Copy out the material below in full, but not its images.

========================

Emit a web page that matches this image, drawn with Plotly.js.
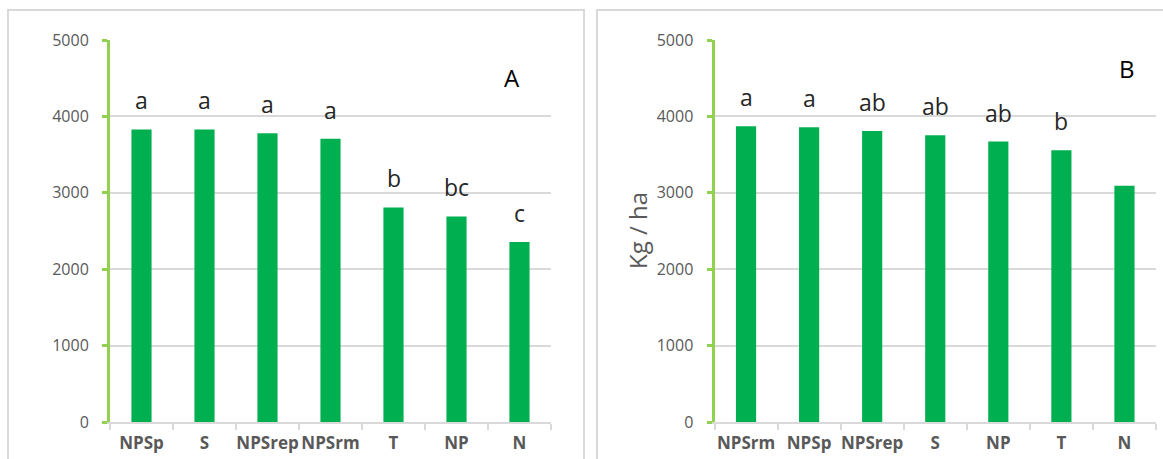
<!DOCTYPE html>
<html>
<head>
<meta charset="utf-8">
<script src="https://cdn.plot.ly/plotly-3.0.1.min.js"></script>
<style>html,body{margin:0;padding:0;background:#fff;}#chart{width:1163px;height:459px;}</style>
</head>
<body>
<div id="chart"></div>
<script>
// Panel A data
const categoriesA = ["NPSp", "S", "NPSrep", "NPSrm", "T", "NP", "N"];
const valuesA = [3830, 3830, 3778, 3708, 2808, 2690, 2355];
const lettersA = ["a", "a", "a", "a", "b", "bc", "c"];
// Panel B data
const categoriesB = ["NPSrm", "NPSp", "NPSrep", "S", "NP", "T", "N"];
const valuesB = [3872, 3858, 3810, 3753, 3670, 3557, 3092];
const lettersB = ["a", "a", "ab", "ab", "ab", "b", ""];
const panelLabels = ["A", "B"];
const yTitleB = "Kg / ha";

const W = 1163, H = 459;
const px = v => v / W, py = v => 1 - v / H;

const barColor = "#00B050";
const font = "Open Sans, Noto Sans, sans-serif";

const traces = [
  {type: "bar", x: categoriesA, y: valuesA, xaxis: "x", yaxis: "y",
   marker: {color: barColor}, hoverinfo: "x+y", showlegend: false},
  {type: "bar", x: categoriesB, y: valuesB, xaxis: "x2", yaxis: "y2",
   marker: {color: barColor}, hoverinfo: "x+y", showlegend: false}
];

function yAxis(domainY) {
  return {
    domain: domainY, range: [0, 5000], dtick: 1000, tick0: 0,
    showgrid: true, gridcolor: "#D9D9D9", gridwidth: 2, zeroline: false,
    showline: true, linecolor: "#92D050", linewidth: 3,
    ticks: "outside", ticklen: 5, tickwidth: 3, tickcolor: "#92D050",
    ticklabelstandoff: 10,
    tickfont: {family: font, size: 16, color: "#595959"},
    fixedrange: true
  };
}
function xAxis(domainX, anchor) {
  return {
    domain: domainX, anchor: anchor, type: "category",
    showgrid: false, zeroline: false,
    showline: true, linecolor: "#D9D9D9", linewidth: 2,
    ticks: "outside", tickson: "boundaries", ticklen: 6, tickwidth: 2, tickcolor: "#D9D9D9",
    tickangle: 0, ticklabelstandoff: 5,
    tickfont: {family: font, size: 17, color: "#595959", weight: "bold"},
    fixedrange: true
  };
}

const domY = [py(422), py(40)];

const annotations = [];
categoriesA.forEach((c, i) => {
  if (lettersA[i]) annotations.push({xref: "x", yref: "y", x: c, y: valuesA[i], text: lettersA[i],
    showarrow: false, yanchor: "middle", yshift: 29, font: {family: font, size: 23, color: "#262626"}});
});
categoriesB.forEach((c, i) => {
  if (lettersB[i]) annotations.push({xref: "x2", yref: "y2", x: c, y: valuesB[i], text: lettersB[i],
    showarrow: false, yanchor: "middle", yshift: 29, font: {family: font, size: 23, color: "#262626"}});
});
annotations.push({xref: "paper", yref: "paper", x: px(512), y: py(77), text: panelLabels[0],
  showarrow: false, xanchor: "center", yanchor: "middle", font: {family: font, size: 24, color: "#000"}});
annotations.push({xref: "paper", yref: "paper", x: px(1127), y: py(68), text: panelLabels[1],
  showarrow: false, xanchor: "center", yanchor: "middle", font: {family: font, size: 24, color: "#000"}});
annotations.push({xref: "paper", yref: "paper", x: px(637), y: py(231), text: yTitleB, textangle: -90,
  showarrow: false, xanchor: "center", yanchor: "middle", font: {family: font, size: 24, color: "#595959"}});

const layout = {
  width: W, height: H,
  margin: {l: 0, r: 0, t: 0, b: 0},
  paper_bgcolor: "#fff", plot_bgcolor: "#fff",
  bargap: 0.68,
  showlegend: false,
  xaxis: xAxis([px(110), px(551)], "y"),
  yaxis: Object.assign(yAxis(domY), {anchor: "x"}),
  xaxis2: xAxis([px(714.5), px(1156)], "y2"),
  yaxis2: Object.assign(yAxis(domY), {anchor: "x2"}),
  annotations: annotations,
  shapes: [
    {type: "rect", xref: "paper", yref: "paper", x0: px(8), x1: px(584), y0: py(475), y1: py(10),
     line: {color: "#D9D9D9", width: 2}, layer: "below"},
    {type: "rect", xref: "paper", yref: "paper", x0: px(597), x1: px(1175), y0: py(475), y1: py(10),
     line: {color: "#D9D9D9", width: 2}, layer: "below"}
  ]
};

Plotly.newPlot("chart", traces, layout, {displayModeBar: false, staticPlot: true});
</script>
</body>
</html>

========================

*Final result*
Emit a web page that matches this image, drawn with Plotly.js.
<!DOCTYPE html>
<html>
<head>
<meta charset="utf-8">
<script src="https://cdn.plot.ly/plotly-3.0.1.min.js"></script>
<style>html,body{margin:0;padding:0;background:#fff;}#chart{width:1163px;height:459px;}</style>
</head>
<body>
<div id="chart"></div>
<script>
// Panel A data
const categoriesA = ["NPSp", "S", "NPSrep", "NPSrm", "T", "NP", "N"];
const valuesA = [3830, 3830, 3778, 3708, 2808, 2690, 2355];
const lettersA = ["a", "a", "a", "a", "b", "bc", "c"];
// Panel B data
const categoriesB = ["NPSrm", "NPSp", "NPSrep", "S", "NP", "T", "N"];
const valuesB = [3872, 3858, 3810, 3753, 3670, 3557, 3092];
const lettersB = ["a", "a", "ab", "ab", "ab", "b", ""];
const panelLabels = ["A", "B"];
const yTitleB = "Kg / ha";

const W = 1163, H = 459;
const px = v => v / W, py = v => 1 - v / H;

const barColor = "#00B050";
const font = "Open Sans, Noto Sans, sans-serif";

const traces = [
  {type: "bar", x: categoriesA, y: valuesA, xaxis: "x", yaxis: "y",
   marker: {color: barColor}, hoverinfo: "x+y", showlegend: false},
  {type: "bar", x: categoriesB, y: valuesB, xaxis: "x2", yaxis: "y2",
   marker: {color: barColor}, hoverinfo: "x+y", showlegend: false}
];

function yAxis(domainY) {
  return {
    domain: domainY, range: [0, 5000], dtick: 1000, tick0: 0,
    showgrid: true, gridcolor: "#D9D9D9", gridwidth: 2, zeroline: false,
    showline: true, linecolor: "#92D050", linewidth: 3,
    ticks: "outside", ticklen: 5, tickwidth: 3, tickcolor: "#92D050",
    ticklabelstandoff: 10,
    tickfont: {family: font, size: 16, color: "#595959"},
    fixedrange: true
  };
}
function xAxis(domainX, anchor) {
  return {
    domain: domainX, anchor: anchor, type: "category",
    showgrid: false, zeroline: false,
    showline: true, linecolor: "#D9D9D9", linewidth: 2,
    ticks: "outside", tickson: "boundaries", ticklen: 6, tickwidth: 2, tickcolor: "#D9D9D9",
    tickangle: 0, ticklabelstandoff: 5,
    tickfont: {family: font, size: 17, color: "#595959", weight: "bold"},
    fixedrange: true
  };
}

const domY = [py(422), py(40)];

const annotations = [];
categoriesA.forEach((c, i) => {
  if (lettersA[i]) annotations.push({xref: "x", yref: "y", x: c, y: valuesA[i], text: lettersA[i],
    showarrow: false, yanchor: "middle", yshift: 29, font: {family: font, size: 23, color: "#262626"}});
});
categoriesB.forEach((c, i) => {
  if (lettersB[i]) annotations.push({xref: "x2", yref: "y2", x: c, y: valuesB[i], text: lettersB[i],
    showarrow: false, yanchor: "middle", yshift: 29, font: {family: font, size: 23, color: "#262626"}});
});
annotations.push({xref: "paper", yref: "paper", x: px(512), y: py(77), text: panelLabels[0],
  showarrow: false, xanchor: "center", yanchor: "middle", font: {family: font, size: 24, color: "#000"}});
annotations.push({xref: "paper", yref: "paper", x: px(1127), y: py(68), text: panelLabels[1],
  showarrow: false, xanchor: "center", yanchor: "middle", font: {family: font, size: 24, color: "#000"}});
annotations.push({xref: "paper", yref: "paper", x: px(637), y: py(231), text: yTitleB, textangle: -90,
  showarrow: false, xanchor: "center", yanchor: "middle", font: {family: font, size: 24, color: "#595959"}});

const layout = {
  width: W, height: H,
  margin: {l: 0, r: 0, t: 0, b: 0},
  paper_bgcolor: "#fff", plot_bgcolor: "#fff",
  bargap: 0.68,
  showlegend: false,
  xaxis: xAxis([px(110), px(551)], "y"),
  yaxis: Object.assign(yAxis(domY), {anchor: "x"}),
  xaxis2: xAxis([px(714.5), px(1156)], "y2"),
  yaxis2: Object.assign(yAxis(domY), {anchor: "x2"}),
  annotations: annotations,
  shapes: [
    {type: "rect", xref: "paper", yref: "paper", x0: px(8), x1: px(584), y0: py(475), y1: py(10),
     line: {color: "#D9D9D9", width: 2}, layer: "below"},
    {type: "rect", xref: "paper", yref: "paper", x0: px(597), x1: px(1175), y0: py(475), y1: py(10),
     line: {color: "#D9D9D9", width: 2}, layer: "below"}
  ]
};

Plotly.newPlot("chart", traces, layout, {displayModeBar: false, staticPlot: true});
</script>
</body>
</html>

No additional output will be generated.